## Directions for this task
The material below includes pictures; leave them out and return only the lines between the line containing "Convert this chart" and the line containing "Chart.register(...registerables);", inclusive, word for word.
■ ■ ■ ■ ■ ■ ■
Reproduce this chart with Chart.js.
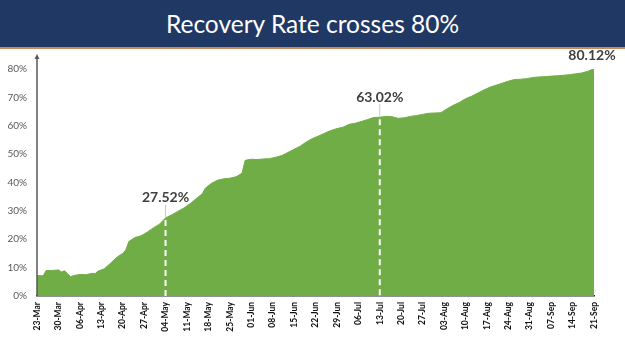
<!DOCTYPE html>
<html>
<head>
<meta charset="utf-8">
<script src="https://cdn.jsdelivr.net/npm/chart.js@4.4.1/dist/chart.umd.min.js"></script>
<style>
  html, body { margin: 0; padding: 0; background: #fff; }
  #wrap { position: relative; width: 625px; height: 351px; overflow: hidden; }
  #banner {
    position: absolute; left: 0; top: 0; width: 625px; height: 47px;
    background: #1f3864; border-bottom: 2px solid #c98b5e;
    color: #fff; font-family: Lato, sans-serif; font-size: 24.5px;
    text-align: center; line-height: 48px; z-index: 2;
  }
  #chartBox { position: absolute; left: 0; top: 0; width: 625px; height: 351px; }
</style>
</head>
<body>
<div id="wrap">
  <div id="banner">Recovery Rate crosses 80%</div>
  <div id="chartBox"><canvas id="recoveryChart" width="625" height="351"></canvas></div>
</div>
<script>
// days since 23-Mar and recovery rate (%)
var days = [0, 2, 3, 5, 7, 8, 9, 10, 11, 12, 14, 16, 18, 19, 20, 22, 24, 26, 28, 29,
  30, 32, 34, 36, 38, 40, 42, 44, 46, 48, 50, 52, 54, 55, 57, 59, 61, 63, 65, 66,
  67, 68, 70, 72, 74, 76, 78, 80, 82, 84, 86, 88, 90, 92, 94, 96, 98, 100, 102, 104,
  106, 108, 110, 112, 114, 116, 118, 120, 122, 124, 126, 128, 130, 132, 134, 136, 138, 140, 142, 144,
  146, 148, 150, 152, 154, 156, 158, 160, 162, 164, 166, 168, 170, 172, 174, 176, 178, 180, 182];
var recovery = [7.2, 7.1, 9.0, 9.0, 9.2, 8.5, 8.9, 7.8, 6.8, 7.2, 7.6, 7.5, 8.0, 7.9, 8.8, 9.6, 11.5, 13.6, 15.0, 16.2,
  19.2, 20.6, 21.2, 22.5, 24.0, 25.3, 27.52, 28.6, 29.8, 31.0, 32.5, 34.3, 36.0, 38.0, 39.7, 40.8, 41.3, 41.5, 42.0, 42.6,
  43.3, 47.8, 48.2, 48.1, 48.3, 48.4, 48.9, 49.5, 50.6, 51.7, 52.8, 54.3, 55.5, 56.4, 57.4, 58.3, 59.0, 59.5, 60.5, 60.9,
  61.5, 62.2, 62.9, 63.02, 63.3, 63.2, 62.6, 62.8, 63.3, 63.6, 64.0, 64.4, 64.5, 64.6, 66.0, 67.2, 68.2, 69.5, 70.4, 71.5,
  72.6, 73.6, 74.3, 75.0, 75.7, 76.3, 76.4, 76.6, 77.0, 77.2, 77.3, 77.5, 77.6, 77.8, 78.0, 78.3, 78.6, 79.2, 80.12];

var weekLabels = ['23-Mar', '30-Mar', '06-Apr', '13-Apr', '20-Apr', '27-Apr', '04-May', '11-May', '18-May',
  '25-May', '01-Jun', '08-Jun', '15-Jun', '22-Jun', '29-Jun', '06-Jul', '13-Jul', '20-Jul', '27-Jul',
  '03-Aug', '10-Aug', '17-Aug', '24-Aug', '31-Aug', '07-Sep', '14-Sep', '21-Sep'];

// highlighted points: day index and label
var markDays = [42, 112, 182];
var markLabels = ['27.52%', '63.02%', '80.12%'];

var points = days.map(function(d, i) { return { x: d, y: recovery[i] }; });

var markerPlugin = {
    id: 'markers',
    afterDatasetsDraw: function(chart) {
        var ctx = chart.ctx;
        var xs = chart.scales.x, ys = chart.scales.y;
        var area = chart.chartArea;
        ctx.save();
        // y axis with arrow
        ctx.strokeStyle = '#595959';
        ctx.fillStyle = '#595959';
        ctx.lineWidth = 1.5;
        ctx.beginPath();
        ctx.moveTo(area.left, area.bottom);
        ctx.lineTo(area.left, area.top - 12);
        ctx.stroke();
        ctx.beginPath();
        ctx.moveTo(area.left - 2.5, area.top - 10);
        ctx.lineTo(area.left, area.top - 15);
        ctx.lineTo(area.left + 2.5, area.top - 10);
        ctx.fill();

        markDays.forEach(function(d, i) {
            var val = recovery[days.indexOf(d)];
            var x = xs.getPixelForValue(d);
            var y = ys.getPixelForValue(val);
            var last = i === markDays.length - 1;
            if (!last) {
                ctx.setLineDash([6, 4]);
                ctx.strokeStyle = '#ffffff';
                ctx.lineWidth = 2;
                ctx.beginPath();
                ctx.moveTo(x, y + 2);
                ctx.lineTo(x, area.bottom);
                ctx.stroke();
                ctx.setLineDash([]);
                ctx.strokeStyle = '#c8c8c8';
                ctx.lineWidth = 1;
                ctx.beginPath();
                ctx.moveTo(x, y);
                ctx.lineTo(x, y - 13);
                ctx.stroke();
            }
            ctx.fillStyle = '#404040';
            ctx.font = 'bold 14px Lato';
            ctx.textAlign = 'center';
            ctx.textBaseline = 'bottom';
            ctx.fillText(markLabels[i], last ? x - 2 : x, last ? y - 6 : y - 13);
        });
        ctx.restore();
    }
};

document.addEventListener("DOMContentLoaded", function() {
    var ctx = document.getElementById('recoveryChart').getContext('2d');
    var chart = new Chart(ctx, {
        type: 'line',
        data: {
            datasets: [{
                data: points,
                borderColor: '#70ad47',
                backgroundColor: '#70ad47',
                borderWidth: 1,
                fill: 'origin',
                pointRadius: 0,
                tension: 0
            }]
        },
        options: {
            responsive: false,
            animation: false,
            events: [],
            layout: { padding: { top: 69, right: 31, left: 0, bottom: 0 } },
            plugins: { legend: { display: false }, tooltip: { enabled: false } },
            scales: {
                x: {
                    type: 'linear',
                    min: 0,
                    max: 182,
                    grid: { display: false, drawTicks: false },
                    border: { display: true, color: '#262626', width: 1.5 },
                    afterFit: function(scale) { scale.height = 55; },
                    afterBuildTicks: function(scale) {
                        scale.ticks = weekLabels.map(function(l, i) { return { value: i * 7 }; });
                    },
                    ticks: {
                        autoSkip: false,
                        maxRotation: 90,
                        minRotation: 90,
                        padding: 6,
                        color: '#111111',
                        font: { family: 'Lato', size: 8.5, weight: 'bold' },
                        callback: function(v) { return weekLabels[Math.round(v / 7)]; }
                    }
                },
                y: {
                    min: 0,
                    max: 80,
                    grid: { display: false, drawTicks: false },
                    border: { display: false },
                    afterFit: function(scale) { scale.width = 37; },
                    ticks: {
                        stepSize: 10,
                        padding: 10,
                        color: '#595959',
                        font: { family: 'Lato', size: 10 },
                        callback: function(v) { return v + '%'; }
                    }
                }
            }
        },
        plugins: [markerPlugin]
    });
});
</script>
</body>
</html>
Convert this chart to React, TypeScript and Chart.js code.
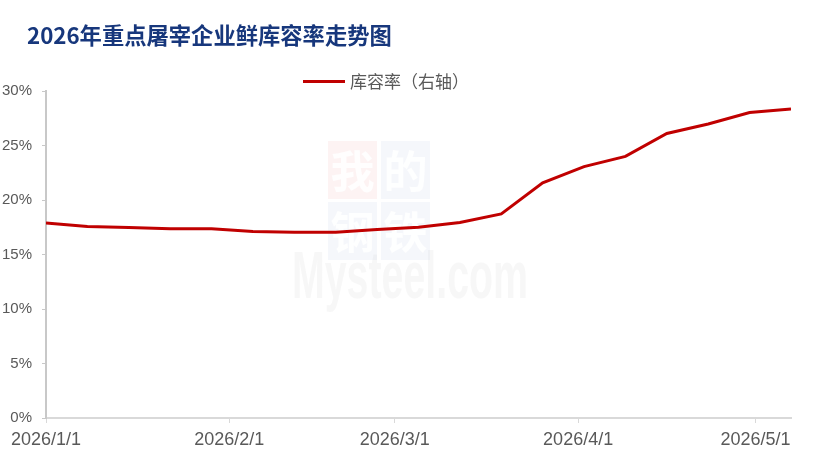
import React, { useEffect, useRef } from "react";
import { Chart, registerables } from "chart.js";

Chart.register(...registerables);

const titleText = "2026年重点屠宰企业鲜库容率走势图";
const seriesName = "库容率（右轴）";

const dates = [
  "2026-01-01", "2026-01-08", "2026-01-15", "2026-01-22", "2026-01-29",
  "2026-02-05", "2026-02-12", "2026-02-19", "2026-02-26",
  "2026-03-05", "2026-03-12", "2026-03-19", "2026-03-26",
  "2026-04-02", "2026-04-09", "2026-04-16", "2026-04-23", "2026-04-30",
  "2026-05-07",
];
const storageRate = [
  17.9, 17.57, 17.48, 17.36, 17.36,
  17.12, 17.05, 17.05, 17.3,
  17.5, 17.93, 18.72, 21.58,
  23.06, 24.0, 26.1, 26.97, 28.02,
  28.36,
];
const xTickDates = ["2026-01-01", "2026-02-01", "2026-03-01", "2026-04-01", "2026-05-01"];
const xTickLabels = ["2026/1/1", "2026/2/1", "2026/3/1", "2026/4/1", "2026/5/1"];
const yTickValues = [0, 5, 10, 15, 20, 25, 30];

const DAY = 86400000;
const base = Date.UTC(2026, 0, 1);
const toDay = (s: string) => {
  const [y, m, d] = s.split("-").map(Number);
  return Math.round((Date.UTC(y, m - 1, d) - base) / DAY);
};

const decorPlugin = {
  id: "decor",
  beforeDatasetsDraw(chart: any) {
    const ctx = chart.ctx;
    ctx.save();
    // watermark
    const boxes = [
      { x: 328, y: 141, c: "rgba(235,120,120,0.09)", t: "我" },
      { x: 381, y: 141, c: "rgba(120,140,200,0.07)", t: "的" },
      { x: 328, y: 202, c: "rgba(120,140,200,0.07)", t: "钢" },
      { x: 381, y: 202, c: "rgba(120,140,200,0.07)", t: "铁" },
    ];
    boxes.forEach((b) => {
      ctx.fillStyle = b.c;
      ctx.fillRect(b.x, b.y, 49, 58);
      ctx.fillStyle = "rgba(255,255,255,0.9)";
      ctx.font = "bold 44px 'Noto Sans CJK SC'";
      ctx.textAlign = "center";
      ctx.textBaseline = "middle";
      ctx.fillText(b.t, b.x + 24.5, b.y + 30);
    });
    ctx.fillStyle = "rgba(200,200,200,0.14)";
    const fs = 66;
    ctx.font = `bold ${fs}px 'Liberation Sans', Arial`;
    const mw = ctx.measureText("Mysteel.com").width;
    const sx = 236 / mw;
    ctx.textAlign = "left";
    ctx.textBaseline = "alphabetic";
    ctx.translate(292, 298);
    ctx.scale(sx, 1);
    ctx.fillText("Mysteel.com", 0, 0);
    ctx.restore();
  },
  afterDraw(chart: any) {
    const ctx = chart.ctx;
    ctx.save();
    // title
    let size = 21;
    ctx.font = `bold ${size}px 'Noto Sans CJK SC'`;
    const w = ctx.measureText(titleText).width;
    size = size * (365 / w);
    ctx.font = `bold ${size}px 'Noto Sans CJK SC'`;
    ctx.fillStyle = "#17377C";
    ctx.textAlign = "left";
    ctx.textBaseline = "middle";
    ctx.fillText(titleText, 27, 36);
    // legend
    ctx.strokeStyle = "#C00000";
    ctx.lineWidth = 3;
    ctx.beginPath();
    ctx.moveTo(303, 81.5);
    ctx.lineTo(345, 81.5);
    ctx.stroke();
    ctx.fillStyle = "#595959";
    ctx.font = "17px 'Noto Sans CJK SC'";
    ctx.textBaseline = "middle";
    ctx.fillText(seriesName, 350, 82);
    ctx.restore();
  },
};

export default function App() {
  const ref = useRef<HTMLCanvasElement | null>(null);
  useEffect(() => {
    if (!ref.current) return;
    const tickDays = xTickDates.map(toDay);
    const chart = new Chart(ref.current, {
      type: "line",
      data: {
        datasets: [
          {
            label: seriesName,
            data: dates.map((d, i) => ({ x: toDay(d), y: storageRate[i] })),
            borderColor: "#C00000",
            backgroundColor: "#C00000",
            borderWidth: 3,
            pointRadius: 0,
            tension: 0,
            fill: false,
          },
        ],
      },
      options: {
        responsive: false,
        animation: false,
        layout: { padding: { top: 91, right: 24, left: 0, bottom: 0 } },
        plugins: {
          legend: { display: false },
          title: { display: false },
          tooltip: { enabled: false },
        },
        scales: {
          x: {
            type: "linear",
            min: 0,
            max: toDay(dates[dates.length - 1]),
            afterBuildTicks: (scale: any) => {
              scale.ticks = tickDays.map((v) => ({ value: v }));
            },
            afterFit: (scale: any) => {
              scale.height = 43;
            },
            ticks: {
              autoSkip: false,
              maxRotation: 0,
              minRotation: 0,
              color: "#595959",
              font: { family: "'Liberation Sans', Arial", size: 18 },
              padding: 6,
              callback: (v: any) => {
                const i = tickDays.indexOf(Number(v));
                return i >= 0 ? xTickLabels[i] : "";
              },
            },
            grid: {
              drawOnChartArea: false,
              drawTicks: true,
              tickLength: 5,
              color: "#D9D9D9",
            },
            border: { display: true, color: "#D9D9D9", width: 2 },
          },
          y: {
            min: 0,
            max: 30,
            afterBuildTicks: (scale: any) => {
              scale.ticks = yTickValues.map((v) => ({ value: v }));
            },
            afterFit: (scale: any) => {
              scale.width = 46;
            },
            ticks: {
              color: "#595959",
              font: { family: "'Liberation Sans', Arial", size: 15 },
              padding: 10,
              callback: (v: any) => `${v}%`,
            },
            grid: {
              drawOnChartArea: false,
              drawTicks: true,
              tickLength: 4,
              color: "#C8C8C8",
            },
            border: { display: true, color: "#C8C8C8", width: 2 },
          },
        },
      },
      plugins: [decorPlugin],
    });
    return () => chart.destroy();
  }, []);
  return (
    <div style={{ position: "fixed", left: 0, top: 0, width: 815, height: 461, background: "#fff" }}>
      <canvas ref={ref} width={815} height={461} style={{ display: "block" }} />
    </div>
  );
}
■ ■ ■ ■ ■ ■ ■
## Problem solution
Convert this chart to React, TypeScript and Chart.js code.
import React, { useEffect, useRef } from "react";
import { Chart, registerables } from "chart.js";

Chart.register(...registerables);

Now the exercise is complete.